## [Work to be completed]
Transcribe every line exactly and omit anything that is a picture.

## [Data excerpt]
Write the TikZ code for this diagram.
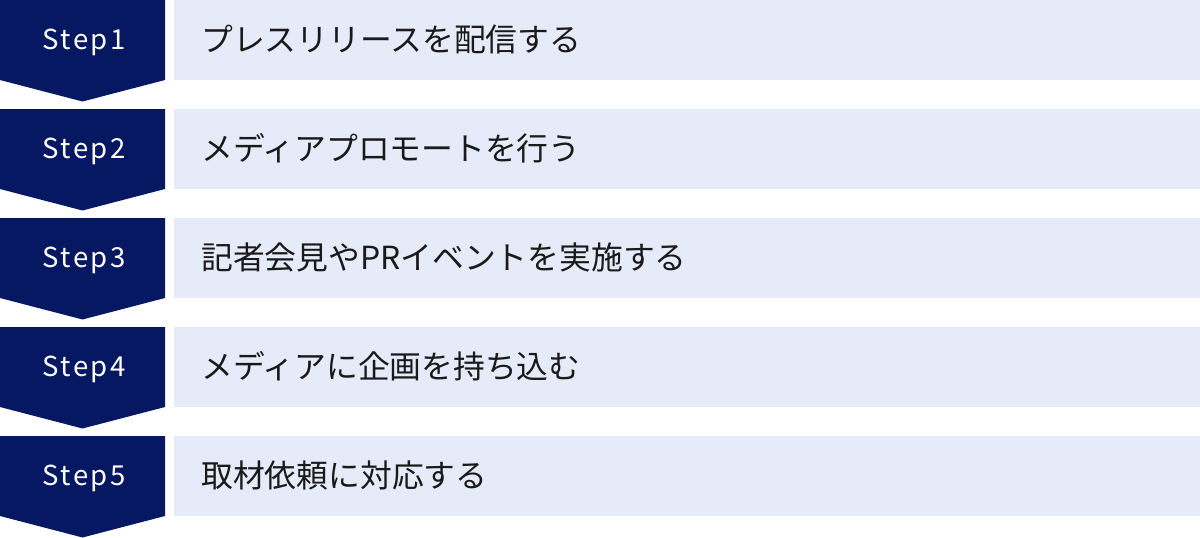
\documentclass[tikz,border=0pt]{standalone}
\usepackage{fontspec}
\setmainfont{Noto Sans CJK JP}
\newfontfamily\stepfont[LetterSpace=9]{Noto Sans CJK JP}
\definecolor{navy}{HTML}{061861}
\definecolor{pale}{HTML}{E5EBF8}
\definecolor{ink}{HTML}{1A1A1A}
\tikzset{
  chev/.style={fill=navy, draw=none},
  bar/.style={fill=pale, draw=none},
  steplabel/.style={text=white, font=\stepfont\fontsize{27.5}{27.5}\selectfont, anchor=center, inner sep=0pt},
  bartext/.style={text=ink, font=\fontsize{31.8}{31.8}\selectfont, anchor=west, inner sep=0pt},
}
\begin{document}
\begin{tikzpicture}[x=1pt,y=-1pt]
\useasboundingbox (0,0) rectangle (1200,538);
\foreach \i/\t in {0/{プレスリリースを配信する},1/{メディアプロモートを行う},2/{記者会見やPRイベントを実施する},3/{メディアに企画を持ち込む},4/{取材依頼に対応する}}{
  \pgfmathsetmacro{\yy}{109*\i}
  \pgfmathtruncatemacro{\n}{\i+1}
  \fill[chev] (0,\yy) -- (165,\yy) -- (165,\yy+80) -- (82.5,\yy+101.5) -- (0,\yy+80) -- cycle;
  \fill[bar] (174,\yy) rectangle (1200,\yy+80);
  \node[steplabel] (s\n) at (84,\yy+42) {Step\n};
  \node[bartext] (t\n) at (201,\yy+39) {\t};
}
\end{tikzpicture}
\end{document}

## [Exercise result]
Write the TikZ code for this diagram.
\documentclass[tikz,border=0pt]{standalone}
\usepackage{fontspec}
\setmainfont{Noto Sans CJK JP}
\newfontfamily\stepfont[LetterSpace=9]{Noto Sans CJK JP}
\definecolor{navy}{HTML}{061861}
\definecolor{pale}{HTML}{E5EBF8}
\definecolor{ink}{HTML}{1A1A1A}
\tikzset{
  chev/.style={fill=navy, draw=none},
  bar/.style={fill=pale, draw=none},
  steplabel/.style={text=white, font=\stepfont\fontsize{27.5}{27.5}\selectfont, anchor=center, inner sep=0pt},
  bartext/.style={text=ink, font=\fontsize{31.8}{31.8}\selectfont, anchor=west, inner sep=0pt},
}
\begin{document}
\begin{tikzpicture}[x=1pt,y=-1pt]
\useasboundingbox (0,0) rectangle (1200,538);
\foreach \i/\t in {0/{プレスリリースを配信する},1/{メディアプロモートを行う},2/{記者会見やPRイベントを実施する},3/{メディアに企画を持ち込む},4/{取材依頼に対応する}}{
  \pgfmathsetmacro{\yy}{109*\i}
  \pgfmathtruncatemacro{\n}{\i+1}
  \fill[chev] (0,\yy) -- (165,\yy) -- (165,\yy+80) -- (82.5,\yy+101.5) -- (0,\yy+80) -- cycle;
  \fill[bar] (174,\yy) rectangle (1200,\yy+80);
  \node[steplabel] (s\n) at (84,\yy+42) {Step\n};
  \node[bartext] (t\n) at (201,\yy+39) {\t};
}
\end{tikzpicture}
\end{document}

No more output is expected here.